WRITTEN INSTRUCTION
Repeat the listing word for word. No pictures belong in the copy.

=-=-=-=-=

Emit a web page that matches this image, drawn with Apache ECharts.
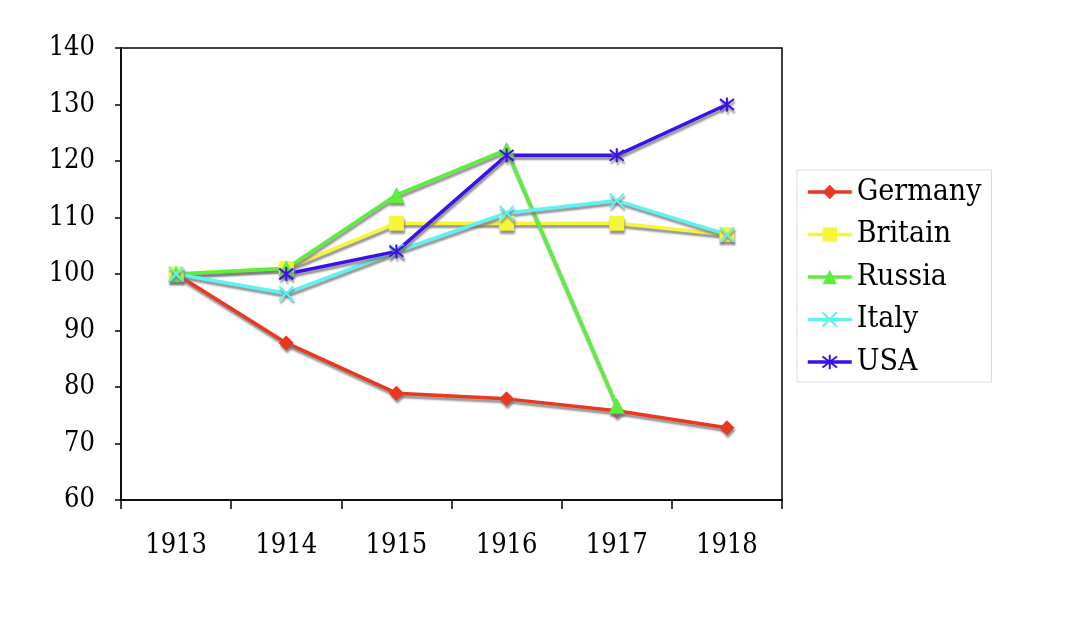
<!DOCTYPE html>
<html style="height: 100%">
<head>
    <meta charset="utf-8">
    <title>Index numbers 1913-1918</title>
    <script src="https://cdn.jsdelivr.net/npm/echarts@6/dist/echarts.min.js"></script>
</head>
<body style="height: 100%; margin: 0; background: #fff">
    <div id="main" style="width: 1065px; height: 631px"></div>
    <script type="text/javascript">
        // data
        var years   = ['1913', '1914', '1915', '1916', '1917', '1918'];
        var germany = [100, 87.8, 78.9, 77.9, 75.8, 72.8];
        var britain = [100, 101, 109, 109, 109, 107];
        var russia  = [100, 101, 114, 122, 76.7, null];
        var italy   = [100, 96.6, 104, 110.8, 113, 107];
        var usa     = [null, 100, 104, 121, 121, 130];

        var font = '"DejaVu Serif Condensed", "DejaVu Serif"';
        var crossPath = 'path://M0,0L10,10M10,0L0,10';
        var starPath  = 'path://M0,0L10,10M10,0L0,10M5,-1.5L5,11.5';

        function makeSeries(name, data, color, symbol, size, stroke) {
            return {
                name: name,
                type: 'line',
                data: data,
                symbol: symbol,
                symbolSize: size,
                connectNulls: false,
                lineStyle: {
                    color: color,
                    width: 3.5,
                    shadowColor: 'rgba(120,120,120,0.8)',
                    shadowBlur: 2,
                    shadowOffsetX: 1,
                    shadowOffsetY: 3
                },
                itemStyle: {
                    color: color,
                    borderColor: color,
                    borderWidth: stroke ? 2 : 0,
                    opacity: 1,
                    shadowColor: 'rgba(120,120,120,0.8)',
                    shadowBlur: 2,
                    shadowOffsetX: 1,
                    shadowOffsetY: 3
                },
                emphasis: { disabled: true }
            };
        }

        var myChart = echarts.init(document.getElementById('main'));

        var option = {
            animation: false,
            textStyle: { fontFamily: font, color: '#000' },
            grid: {
                left: 121, right: 283, top: 48, bottom: 131,
                show: true, borderColor: '#000', borderWidth: 1.5
            },
            legend: {
                orient: 'vertical',
                left: 797, top: 170,
                padding: [7, 10, 5, 9],
                itemWidth: 44, itemHeight: 18,
                itemGap: 12.5,
                borderColor: '#ddd', borderWidth: 1,
                lineStyle: { width: 3.5, shadowBlur: 0, shadowOffsetX: 0, shadowOffsetY: 0 },
                itemStyle: { shadowBlur: 0, shadowOffsetX: 0, shadowOffsetY: 0 },
                textStyle: { fontFamily: font, fontSize: 30, color: '#000' },
                data: ['Germany', 'Britain', 'Russia', 'Italy', 'USA']
            },
            xAxis: {
                type: 'category',
                data: years,
                boundaryGap: true,
                axisLine: { lineStyle: { color: '#000', width: 1.5 } },
                axisTick: { show: true, inside: false, length: 9, lineStyle: { color: '#000', width: 1.5 } },
                axisLabel: { fontFamily: font, fontSize: 27, color: '#000', margin: 32 },
                splitLine: { show: false }
            },
            yAxis: {
                type: 'value',
                min: 60, max: 140, interval: 10,
                axisLine: { show: true, lineStyle: { color: '#000', width: 1.5 } },
                axisTick: { show: true, inside: false, length: 6, lineStyle: { color: '#000', width: 1.5 } },
                axisLabel: { fontFamily: font, fontSize: 27, color: '#000', margin: 26 },
                splitLine: { show: false }
            },
            series: [
                makeSeries('Germany', germany, '#e8381f', 'diamond', 15, false),
                makeSeries('Britain', britain, '#f7f53a', 'rect', 15, false),
                makeSeries('Russia', russia, '#5cee3c', 'triangle', 16, false),
                makeSeries('Italy', italy, '#5ef2f2', crossPath, 14, true),
                makeSeries('USA', usa, '#3a12e8', starPath, 14, true)
            ]
        };

        myChart.setOption(option);
    </script>
</body>
</html>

=-=-=-=-=

WRITTEN SOLUTION
Emit a web page that matches this image, drawn with Apache ECharts.
<!DOCTYPE html>
<html style="height: 100%">
<head>
    <meta charset="utf-8">
    <title>Index numbers 1913-1918</title>
    <script src="https://cdn.jsdelivr.net/npm/echarts@6/dist/echarts.min.js"></script>
</head>
<body style="height: 100%; margin: 0; background: #fff">
    <div id="main" style="width: 1065px; height: 631px"></div>
    <script type="text/javascript">
        // data
        var years   = ['1913', '1914', '1915', '1916', '1917', '1918'];
        var germany = [100, 87.8, 78.9, 77.9, 75.8, 72.8];
        var britain = [100, 101, 109, 109, 109, 107];
        var russia  = [100, 101, 114, 122, 76.7, null];
        var italy   = [100, 96.6, 104, 110.8, 113, 107];
        var usa     = [null, 100, 104, 121, 121, 130];

        var font = '"DejaVu Serif Condensed", "DejaVu Serif"';
        var crossPath = 'path://M0,0L10,10M10,0L0,10';
        var starPath  = 'path://M0,0L10,10M10,0L0,10M5,-1.5L5,11.5';

        function makeSeries(name, data, color, symbol, size, stroke) {
            return {
                name: name,
                type: 'line',
                data: data,
                symbol: symbol,
                symbolSize: size,
                connectNulls: false,
                lineStyle: {
                    color: color,
                    width: 3.5,
                    shadowColor: 'rgba(120,120,120,0.8)',
                    shadowBlur: 2,
                    shadowOffsetX: 1,
                    shadowOffsetY: 3
                },
                itemStyle: {
                    color: color,
                    borderColor: color,
                    borderWidth: stroke ? 2 : 0,
                    opacity: 1,
                    shadowColor: 'rgba(120,120,120,0.8)',
                    shadowBlur: 2,
                    shadowOffsetX: 1,
                    shadowOffsetY: 3
                },
                emphasis: { disabled: true }
            };
        }

        var myChart = echarts.init(document.getElementById('main'));

        var option = {
            animation: false,
            textStyle: { fontFamily: font, color: '#000' },
            grid: {
                left: 121, right: 283, top: 48, bottom: 131,
                show: true, borderColor: '#000', borderWidth: 1.5
            },
            legend: {
                orient: 'vertical',
                left: 797, top: 170,
                padding: [7, 10, 5, 9],
                itemWidth: 44, itemHeight: 18,
                itemGap: 12.5,
                borderColor: '#ddd', borderWidth: 1,
                lineStyle: { width: 3.5, shadowBlur: 0, shadowOffsetX: 0, shadowOffsetY: 0 },
                itemStyle: { shadowBlur: 0, shadowOffsetX: 0, shadowOffsetY: 0 },
                textStyle: { fontFamily: font, fontSize: 30, color: '#000' },
                data: ['Germany', 'Britain', 'Russia', 'Italy', 'USA']
            },
            xAxis: {
                type: 'category',
                data: years,
                boundaryGap: true,
                axisLine: { lineStyle: { color: '#000', width: 1.5 } },
                axisTick: { show: true, inside: false, length: 9, lineStyle: { color: '#000', width: 1.5 } },
                axisLabel: { fontFamily: font, fontSize: 27, color: '#000', margin: 32 },
                splitLine: { show: false }
            },
            yAxis: {
                type: 'value',
                min: 60, max: 140, interval: 10,
                axisLine: { show: true, lineStyle: { color: '#000', width: 1.5 } },
                axisTick: { show: true, inside: false, length: 6, lineStyle: { color: '#000', width: 1.5 } },
                axisLabel: { fontFamily: font, fontSize: 27, color: '#000', margin: 26 },
                splitLine: { show: false }
            },
            series: [
                makeSeries('Germany', germany, '#e8381f', 'diamond', 15, false),
                makeSeries('Britain', britain, '#f7f53a', 'rect', 15, false),
                makeSeries('Russia', russia, '#5cee3c', 'triangle', 16, false),
                makeSeries('Italy', italy, '#5ef2f2', crossPath, 14, true),
                makeSeries('USA', usa, '#3a12e8', starPath, 14, true)
            ]
        };

        myChart.setOption(option);
    </script>
</body>
</html>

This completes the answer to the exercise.